Wednesday, August 04, 2004
Hayek and the Oil Price

It's early days, but has anyone noticed the sky cave in with the oil price going up?

There are three useful (and brief) lessons from the current spike in oil prices:

1. Invading Arabia won't keep the oil price down

This oil shock started with Putin's attempt to nationalise Yukos (and China's surging demand). So, despite the fact that our forces control Iraq has not stopped oil going higher than it was since the, well, last Gulf War.

2. Oil comes from many sources

The Yukos oil comes from Siberia. Well there's not much more that you can say about that.

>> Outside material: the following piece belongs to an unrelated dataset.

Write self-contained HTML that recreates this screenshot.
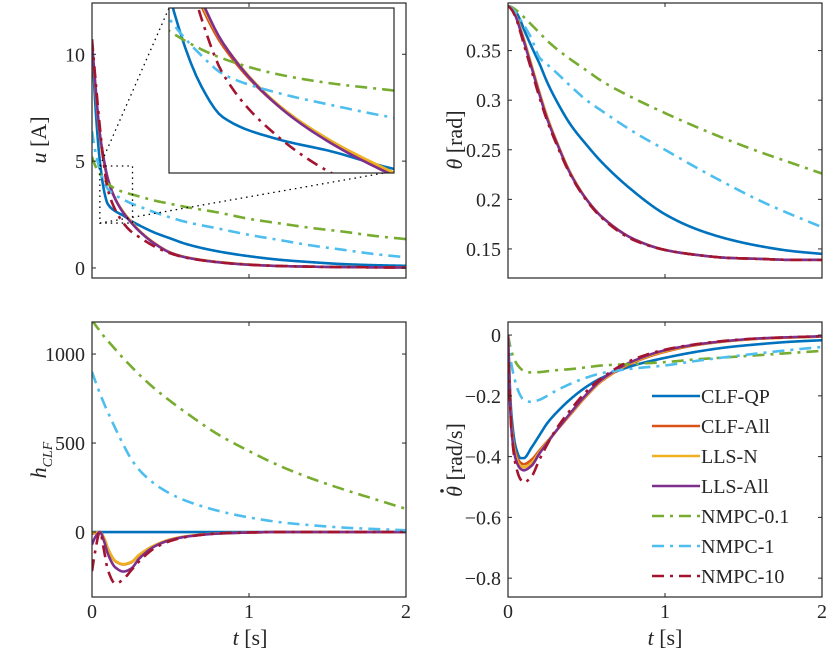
<!DOCTYPE html>
<html><head><meta charset="utf-8"><style>
html,body{margin:0;padding:0;background:#fff;}
svg{display:block;}
svg text{font-family:"Liberation Serif","DejaVu Serif",serif;}
</style></head><body>
<svg id="chart" width="830" height="664" viewBox="0 0 830 664" font-family="Liberation Serif, serif"></svg>
<script>
const T = [0,0.02,0.05,0.08,0.1,0.15,0.2,0.25,0.3,0.4,0.5,0.6,0.8,1.0,1.2,1.4,1.6,1.8,2.0];
const seriesNames = ["CLF-QP","CLF-All","LLS-N","LLS-All","NMPC-0.1","NMPC-1","NMPC-10"];
// u [A]
const uQP   = [10.7,7.8,5.0,3.5,3.0,2.65,2.45,2.2,2.0,1.65,1.38,1.12,0.78,0.55,0.38,0.27,0.18,0.13,0.1];
const uAll  = [10.5,8.6,6.2,4.8,4.15,3.2,2.6,2.15,1.75,1.15,0.72,0.5,0.28,0.16,0.09,0.06,0.04,0.03,0.02];
const uLN   = [10.5,8.6,6.2,4.85,4.2,3.22,2.62,2.17,1.76,1.15,0.72,0.5,0.28,0.16,0.09,0.06,0.04,0.03,0.02];
const uLA   = [10.5,8.7,6.3,4.9,4.2,3.2,2.58,2.12,1.73,1.13,0.71,0.49,0.27,0.15,0.09,0.06,0.04,0.03,0.02];
const uN01  = [5.2,4.8,4.4,4.1,3.95,3.7,3.55,3.45,3.35,3.15,3.0,2.85,2.6,2.3,2.08,1.87,1.7,1.5,1.35];
const uN1   = [6.4,5.5,4.6,4.0,3.7,3.4,3.2,3.02,2.88,2.6,2.36,2.15,1.85,1.55,1.3,1.05,0.85,0.65,0.5];
const uN10  = [10.7,9.0,6.6,4.6,3.7,2.7,2.1,1.7,1.45,1.0,0.68,0.48,0.27,0.15,0.09,0.06,0.04,0.03,0.02];
// theta [rad]
const thQP  = [0.395,0.394,0.389,0.38,0.372,0.354,0.337,0.318,0.302,0.275,0.255,0.237,0.208,0.185,0.17,0.16,0.153,0.148,0.145];
const thAll = [0.395,0.393,0.385,0.372,0.362,0.335,0.308,0.283,0.262,0.226,0.2,0.182,0.16,0.149,0.144,0.141,0.14,0.139,0.139];
const thLN  = [0.395,0.393,0.385,0.372,0.362,0.335,0.308,0.283,0.262,0.226,0.2,0.182,0.16,0.149,0.144,0.141,0.14,0.139,0.139];
const thLA  = [0.395,0.393,0.384,0.37,0.36,0.333,0.306,0.281,0.261,0.225,0.2,0.182,0.16,0.149,0.144,0.141,0.14,0.139,0.139];
const thN01 = [0.395,0.394,0.391,0.387,0.384,0.376,0.368,0.36,0.353,0.341,0.33,0.319,0.302,0.287,0.273,0.26,0.248,0.237,0.226];
const thN1  = [0.395,0.393,0.388,0.381,0.376,0.362,0.343,0.336,0.329,0.314,0.3,0.289,0.268,0.25,0.232,0.215,0.199,0.185,0.172];
const thN10 = [0.395,0.392,0.383,0.368,0.357,0.33,0.303,0.279,0.259,0.224,0.199,0.181,0.159,0.149,0.144,0.141,0.14,0.139,0.139];
// h_CLF
const hQP   = [0,0,0,0,0,0,0,0,0,0,0,0,0,0,0,0,0,0,0];
const hAll  = [-10,-5,0,-40,-90,-165,-182,-170,-130,-75,-42,-25,-8,-3,0,0,0,0,0];
const hLN   = [0,-3,0,-40,-90,-163,-180,-168,-128,-74,-41,-24,-8,-3,0,0,0,0,0];
const hLA   = [-70,-30,0,-60,-120,-200,-222,-205,-150,-80,-45,-26,-9,-3,0,0,0,0,0];
const hN01  = [1190,1165,1130,1095,1075,1025,975,930,885,805,735,670,550,455,370,300,240,185,130];
const hN1   = [900,850,780,715,675,580,490,410,350,270,215,175,120,82,55,38,25,17,10];
const hN10  = [-220,-110,0,-120,-210,-290,-265,-215,-165,-90,-50,-28,-8,-2,0,0,0,0,0];
// theta-dot [rad/s]
const tdQP  = [0,-0.25,-0.37,-0.405,-0.405,-0.37,-0.33,-0.29,-0.26,-0.21,-0.17,-0.14,-0.1,-0.075,-0.055,-0.04,-0.03,-0.022,-0.017];
const tdAll = [0,-0.28,-0.39,-0.42,-0.425,-0.41,-0.38,-0.35,-0.32,-0.26,-0.2,-0.15,-0.09,-0.055,-0.033,-0.02,-0.012,-0.008,-0.005];
const tdLN  = [0,-0.29,-0.4,-0.43,-0.435,-0.42,-0.385,-0.352,-0.32,-0.258,-0.198,-0.148,-0.088,-0.053,-0.032,-0.02,-0.012,-0.008,-0.005];
const tdLA  = [0,-0.3,-0.41,-0.44,-0.445,-0.43,-0.39,-0.355,-0.32,-0.255,-0.195,-0.145,-0.085,-0.05,-0.031,-0.019,-0.011,-0.007,-0.004];
const tdN01 = [0,-0.05,-0.09,-0.11,-0.118,-0.123,-0.122,-0.119,-0.116,-0.112,-0.106,-0.1,-0.095,-0.089,-0.08,-0.073,-0.066,-0.059,-0.052];
const tdN1  = [0,-0.09,-0.16,-0.2,-0.213,-0.22,-0.213,-0.2,-0.185,-0.16,-0.14,-0.125,-0.11,-0.1,-0.085,-0.072,-0.06,-0.049,-0.039];
const tdN10 = [0,-0.3,-0.43,-0.475,-0.485,-0.465,-0.41,-0.36,-0.315,-0.245,-0.185,-0.14,-0.08,-0.048,-0.03,-0.018,-0.011,-0.007,-0.004];
const xTicks = [0,1,2];
const uTicks = [0,5,10];
const thTicks = [0.15,0.2,0.25,0.3,0.35];
const hTicks = [0,500,1000];
const tdTicks = [0,-0.2,-0.4,-0.6,-0.8];

const NS="http://www.w3.org/2000/svg";
const svg=document.getElementById('chart');
const FONT="Liberation Serif, serif";
const colors=["#0072BD","#D95319","#EDB120","#7E2F8E","#77AC30","#4DBEEE","#A2142F"];
const dashed=[false,false,false,false,true,true,true];
const DASH="12 6 3 6";
function mk(tag,attrs,parent){const e=document.createElementNS(NS,tag);for(const k in attrs)e.setAttribute(k,attrs[k]);if(tag==='text')e.setAttribute('font-family',FONT);(parent||svg).appendChild(e);return e;}

function interp(xs,ys){
  const n=xs.length,d=[],m=[];
  for(let i=0;i<n-1;i++)d.push((ys[i+1]-ys[i])/(xs[i+1]-xs[i]));
  m[0]=d[0];m[n-1]=d[n-2];
  for(let i=1;i<n-1;i++){ if(d[i-1]*d[i]<=0)m[i]=0; else {const h0=xs[i]-xs[i-1],h1=xs[i+1]-xs[i];const w1=2*h1+h0,w2=h1+2*h0;m[i]=(w1+w2)/(w1/d[i-1]+w2/d[i]);} }
  const out=[];
  for(let i=0;i<n-1;i++){const h=xs[i+1]-xs[i];const steps=Math.max(4,Math.ceil(h*200));
    for(let s=0;s<steps;s++){const u=s/steps,u2=u*u,u3=u2*u;
      out.push([xs[i]+u*h,(2*u3-3*u2+1)*ys[i]+(u3-2*u2+u)*h*m[i]+(-2*u3+3*u2)*ys[i+1]+(u3-u2)*h*m[i+1]]);}}
  out.push([xs[n-1],ys[n-1]]);return out;
}
function scale(d0,d1,p0,p1){return v=>p0+(v-d0)*(p1-p0)/(d1-d0);}

function panel(o){
  const g=mk('g',{});
  
  
  const X=scale(o.xd[0],o.xd[1],o.l,o.r),Y=scale(o.yd[0],o.yd[1],o.b,o.t);
  const cid='clip-'+o.name;
  const cp=mk('clipPath',{id:cid},g);mk('rect',{x:o.l,y:o.t,width:o.r-o.l,height:o.b-o.t},cp);
  const lg=mk('g',{'clip-path':'url(#'+cid+')'},g);
  o.series.forEach((ys,i)=>{
    const pts=interp(T,ys);
    const p=mk('path',{d:'M'+pts.map(q=>X(q[0]).toFixed(2)+','+Y(q[1]).toFixed(2)).join('L'),fill:'none',stroke:colors[i],'stroke-width':2.6,'stroke-linejoin':'round'},lg);
    if(dashed[i])p.setAttribute('stroke-dasharray',DASH);
    
    
  });
  if(o.extra)o.extra(g,X,Y);
  const box=mk('rect',{x:o.l,y:o.t,width:o.r-o.l,height:o.b-o.t,fill:'none',stroke:'#262626','stroke-width':1.2},g);
  
  
  o.xt.forEach(v=>{const x=X(v);
    mk('line',{x1:x,x2:x,y1:o.b,y2:o.b-4,stroke:'#262626','stroke-width':1},g);
    mk('line',{x1:x,x2:x,y1:o.t,y2:o.t+4,stroke:'#262626','stroke-width':1},g);
    if(o.xlabels){const t=mk('text',{x:x,y:o.b+21,'text-anchor':'middle','font-size':20,fill:'#262626'},g);t.textContent=String(v);
      
      }
  });
  o.yt.forEach(v=>{const y=Y(v);
    mk('line',{x1:o.l,x2:o.l+4,y1:y,y2:y,stroke:'#262626','stroke-width':1},g);
    mk('line',{x1:o.r,x2:o.r-4,y1:y,y2:y,stroke:'#262626','stroke-width':1},g);
    const t=mk('text',{x:o.l-7,y:y+7,'text-anchor':'end','font-size':20,fill:'#262626'},g);t.textContent=o.fmt(v);
    
    
  });
  return {X,Y};
}
const fmtNum=v=>(v<0?'−':'')+String(Math.abs(v));

panel({name:'u-panel',l:92,r:406,t:3,b:278,xd:[0,2],yd:[-0.47,12.4],series:[uQP,uAll,uLN,uLA,uN01,uN1,uN10],xt:xTicks,yt:uTicks,fmt:fmtNum,xlabels:false,
  extra:(g,X,Y)=>{
    const x0=X(0.05),x1=X(0.258),y0=Y(4.77),y1=Y(2.1);
    const r=mk('rect',{x:x0,y:y0,width:x1-x0,height:y1-y0,fill:'none',stroke:'#000','stroke-width':1.3,'stroke-dasharray':'1.5 4'},g);
    
    
    mk('line',{x1:x0,y1:y0,x2:169,y2:8,stroke:'#000','stroke-width':1.3,'stroke-dasharray':'1.5 4'},g);
    mk('line',{x1:x0,y1:y1,x2:384,y2:173,stroke:'#000','stroke-width':1.3,'stroke-dasharray':'1.5 4'},g);
  }});
(function(){
  const o={l:169,r:394,t:8,b:173};
  const g=mk('g',{});
  
  
  mk('rect',{x:o.l,y:o.t,width:o.r-o.l,height:o.b-o.t,fill:'#fff'},g);
  const X=scale(0.05,0.258,o.l,o.r),Y=scale(2.1,4.77,o.b,o.t);
  const cp=mk('clipPath',{id:'clip-inset'},g);mk('rect',{x:o.l,y:o.t,width:o.r-o.l,height:o.b-o.t},cp);
  const lg=mk('g',{'clip-path':'url(#clip-inset)'},g);
  [uQP,uAll,uLN,uLA,uN01,uN1,uN10].forEach((ys,i)=>{
    const pts=interp(T,ys);
    const p=mk('path',{d:'M'+pts.map(q=>X(q[0]).toFixed(2)+','+Y(q[1]).toFixed(2)).join('L'),fill:'none',stroke:colors[i],'stroke-width':2.6},lg);
    if(dashed[i])p.setAttribute('stroke-dasharray',DASH);
    
    
  });
  mk('rect',{x:o.l,y:o.t,width:o.r-o.l,height:o.b-o.t,fill:'none',stroke:'#262626','stroke-width':1.2},g);
})();
panel({name:'theta-panel',l:508,r:822,t:3,b:278,xd:[0,2],yd:[0.1207,0.398],series:[thQP,thAll,thLN,thLA,thN01,thN1,thN10],xt:xTicks,yt:thTicks,fmt:v=>String(v),xlabels:false});
panel({name:'hclf-panel',l:92,r:406,t:322,b:597,xd:[0,2],yd:[-365,1180],series:[hQP,hAll,hLN,hLA,hN01,hN1,hN10],xt:xTicks,yt:hTicks,fmt:fmtNum,xlabels:true});
panel({name:'thetadot-panel',l:508,r:822,t:322,b:597,xd:[0,2],yd:[-0.862,0.043],series:[tdQP,tdAll,tdLN,tdLA,tdN01,tdN1,tdN10],xt:xTicks,yt:tdTicks,fmt:fmtNum,xlabels:true});

function label(html,x,y,rot,name){
  const g=mk('g',{transform:'translate('+x+' '+y+')'+(rot?' rotate(-90)':'')});
  
  
  const t=mk('text',{x:0,y:0,'text-anchor':'middle','font-size':22,fill:'#262626'},g);
  t.innerHTML=html;
  return {g,t};
}
label('<tspan font-style="italic">u</tspan> [A]',46,140,true,'u-axis-title');
label('<tspan font-style="italic">θ</tspan> [rad]',462,140,true,'theta-axis-title');
label('<tspan font-style="italic">h</tspan><tspan font-style="italic" font-size="14" dy="6">CLF</tspan>',46,460,true,'hclf-axis-title');
(function(){
  const r=label('<tspan font-style="italic">θ</tspan> [rad/s]',462,460,true,'thetadot-axis-title');
  const w=r.t.getComputedTextLength?r.t.getComputedTextLength():88;
  mk('circle',{cx:-w/2+6,cy:-20,r:1.8,fill:'#262626'},r.g);
})();
label('<tspan font-style="italic">t</tspan> [s]',250,645,false,'x-axis-title-left');
label('<tspan font-style="italic">t</tspan> [s]',665,645,false,'x-axis-title-right');

const lgG=mk('g',{});


seriesNames.forEach((n,i)=>{
  const y=396+i*30;
  const e=mk('g',{},lgG);
  
  
  const l=mk('line',{x1:652,x2:700,y1:y,y2:y,stroke:colors[i],'stroke-width':2.6},e);
  if(dashed[i])l.setAttribute('stroke-dasharray',DASH);
  const t=mk('text',{x:701,y:y+7,'font-size':20,fill:'#262626'},e);t.textContent=n;
});
</script>
</body></html>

3. The market in the end sorts this out

A higher oil price means marginal production being bought on tap, increased exploration, substitution with other sources and less consumption. And as Hayek pointed out (with tin) the government is the worst entity to react to these movements. Responding to price changes is what the market is best at:

Assume that somewhere in the world a new opportunity for the use of some raw material, say, tin, has arisen, or that one of the sources of supply of tin has been eliminated. It does not matter for our purpose—and it is very significant that it does not matter—which of these two causes has made tin more scarce. All that the users of tin need to know is that some of the tin they used to consume is now more profitably employed elsewhere and that, in consequence, they must economize tin. There is no need for the great majority of them even to know where the more urgent need has arisen, or in favor of what other needs they ought to husband the supply. If only some of them know directly of the new demand, and switch resources over to it, and if the people who are aware of the new gap thus created in turn fill it from still other sources, the effect will rapidly spread throughout the whole economic system and influence not only all the uses of tin but also those of its substitutes and the substitutes of these substitutes, the supply of all the things made of tin, and their substitutes, and so on; and all his without the great majority of those instrumental in bringing about these substitutions knowing anything at all about the original cause of these changes. The whole acts as one market, not because any of its members survey the whole field, but because their limited individual fields of vision sufficiently overlap so that through many intermediaries the relevant information is communicated to all. The mere fact that there is one price for any commodity—or rather that local prices are connected in a manner determined by the cost of transport, etc.—brings about the solution which (it is just conceptually possible) might have been arrived at by one single mind possessing all the information which is in fact dispersed among all the people involved in the process.

Now I'll be a good boy and not mention that Britain is an oil exporter (with high production costs per barrel) and so does well out of an oil price rise, as that tends to annoy people.